Here is the module corrected in terms of termination :
module Binary where
open import Data.Nat
open import Data.Nat.Properties
open import Relation.Binary.PropositionalEquality
open import Data.Product
open import Induction.Nat
open import Induction.WellFounded
2* : ℕ → ℕ
2* n = n + n
data Parity : ℕ → Set where
𝕖 : ∀ k → Parity (2* k)
𝕠 : ∀ k → Parity (1 + 2* k)
parity : ∀ n → Parity n
parity zero = 𝕖 0
parity (suc n) with parity n
parity (suc .(k + k)) | 𝕖 k = 𝕠 k
parity (suc .(suc (k + k))) | 𝕠 k rewrite sym (+-suc k k) = 𝕖 (suc k)
data 𝔹 : Set where
𝕫 : 𝔹
𝕖 : 𝔹 → 𝔹
𝕠 : 𝔹 → 𝔹
⟦_⇓⟧ : 𝔹 → ℕ
⟦ 𝕫 ⇓⟧ = 0
⟦ 𝕖 b ⇓⟧ = 2* ⟦ b ⇓⟧
⟦ 𝕠 b ⇓⟧ = 1 + 2* ⟦ b ⇓⟧
decr : ∀ {n} → n < suc (n + n)
decr {n} = s≤s (m≤m+n n n)
helper : (n : ℕ) → Acc _<_ n → 𝔹
helper zero a = 𝕫
helper (suc n) a with parity n
helper (suc .(k + k)) (acc rs) | 𝕖 k = 𝕠 (helper k (rs _ decr))
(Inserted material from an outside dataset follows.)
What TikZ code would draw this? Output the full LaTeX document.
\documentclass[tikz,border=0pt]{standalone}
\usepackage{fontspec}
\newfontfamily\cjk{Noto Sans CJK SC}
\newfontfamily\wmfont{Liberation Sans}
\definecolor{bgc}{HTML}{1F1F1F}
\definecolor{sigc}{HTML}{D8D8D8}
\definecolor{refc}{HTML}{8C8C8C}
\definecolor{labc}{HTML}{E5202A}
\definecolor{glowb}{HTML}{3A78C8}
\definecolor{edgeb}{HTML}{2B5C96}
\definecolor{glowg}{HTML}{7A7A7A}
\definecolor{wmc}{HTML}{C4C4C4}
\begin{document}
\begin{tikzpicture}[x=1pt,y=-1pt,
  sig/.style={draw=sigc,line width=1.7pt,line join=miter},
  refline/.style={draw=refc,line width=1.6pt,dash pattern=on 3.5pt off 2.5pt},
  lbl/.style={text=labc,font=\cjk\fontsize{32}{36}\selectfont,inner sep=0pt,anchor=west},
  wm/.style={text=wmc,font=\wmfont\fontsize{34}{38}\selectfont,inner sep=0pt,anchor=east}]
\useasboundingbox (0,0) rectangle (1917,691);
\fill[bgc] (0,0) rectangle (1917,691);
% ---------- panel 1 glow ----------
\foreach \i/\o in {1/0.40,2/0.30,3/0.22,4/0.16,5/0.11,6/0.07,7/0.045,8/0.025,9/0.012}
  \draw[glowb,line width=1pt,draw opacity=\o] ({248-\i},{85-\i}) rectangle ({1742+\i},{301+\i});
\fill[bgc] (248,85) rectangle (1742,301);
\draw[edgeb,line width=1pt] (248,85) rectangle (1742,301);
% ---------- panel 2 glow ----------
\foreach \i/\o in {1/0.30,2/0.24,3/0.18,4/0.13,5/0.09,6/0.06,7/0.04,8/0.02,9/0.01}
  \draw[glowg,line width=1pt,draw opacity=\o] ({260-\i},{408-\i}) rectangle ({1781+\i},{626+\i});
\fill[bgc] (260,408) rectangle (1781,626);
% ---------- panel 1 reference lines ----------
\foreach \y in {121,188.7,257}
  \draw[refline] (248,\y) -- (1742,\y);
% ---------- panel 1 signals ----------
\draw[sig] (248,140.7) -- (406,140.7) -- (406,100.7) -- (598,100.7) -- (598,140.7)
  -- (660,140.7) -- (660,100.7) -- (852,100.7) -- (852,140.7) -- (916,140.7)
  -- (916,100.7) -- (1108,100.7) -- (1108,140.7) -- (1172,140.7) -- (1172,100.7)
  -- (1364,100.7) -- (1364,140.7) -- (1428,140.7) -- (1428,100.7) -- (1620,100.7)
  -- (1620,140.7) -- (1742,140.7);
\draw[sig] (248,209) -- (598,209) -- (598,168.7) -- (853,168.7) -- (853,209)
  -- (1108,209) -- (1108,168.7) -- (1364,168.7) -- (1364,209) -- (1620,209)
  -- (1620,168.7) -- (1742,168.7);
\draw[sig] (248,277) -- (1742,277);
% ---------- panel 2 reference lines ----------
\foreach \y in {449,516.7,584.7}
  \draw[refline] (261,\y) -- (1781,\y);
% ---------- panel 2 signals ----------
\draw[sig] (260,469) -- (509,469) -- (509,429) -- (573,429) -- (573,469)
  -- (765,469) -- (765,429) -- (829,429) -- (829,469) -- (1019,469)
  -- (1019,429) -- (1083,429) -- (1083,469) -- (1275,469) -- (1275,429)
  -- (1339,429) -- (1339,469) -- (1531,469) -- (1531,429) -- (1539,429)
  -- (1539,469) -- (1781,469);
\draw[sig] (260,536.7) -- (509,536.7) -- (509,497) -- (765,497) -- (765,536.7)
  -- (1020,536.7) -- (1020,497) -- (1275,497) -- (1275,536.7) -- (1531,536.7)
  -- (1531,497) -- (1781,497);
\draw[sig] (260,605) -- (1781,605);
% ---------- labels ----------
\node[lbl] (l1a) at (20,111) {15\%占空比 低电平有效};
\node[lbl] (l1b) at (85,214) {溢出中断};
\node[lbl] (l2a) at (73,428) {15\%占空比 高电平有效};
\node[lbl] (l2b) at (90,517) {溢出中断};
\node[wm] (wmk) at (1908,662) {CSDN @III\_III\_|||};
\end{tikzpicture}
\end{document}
helper (suc .(suc (k + k))) (acc rs) | 𝕠 k = 𝕖 (helper k (rs _ (s≤s (<⇒≤ decr))))
⟦_⇑⟧ : ℕ → 𝔹
⟦ n ⇑⟧ = helper n (<-wellFounded n)
I was also skeptical about the correctness of your definitions and it turns out I was right, for instance, considering the following definition:
test : ℕ
test = ⟦ ⟦ 124 ⇑⟧ ⇓⟧
Agda returns 2
when evaluating test
.
Considering the definition:
test₁ : ℕ
test₁ = ⟦ ⟦ 16 ⇑⟧ ⇓⟧
Agda returns 14
when evaluating test₁
In order to correct your definitions, you can take inspiration from what is done in the standard library, either in the module Data.Bin (deprecated) or in the module Data.Nat.Binary depending on which version of the stdlib you have.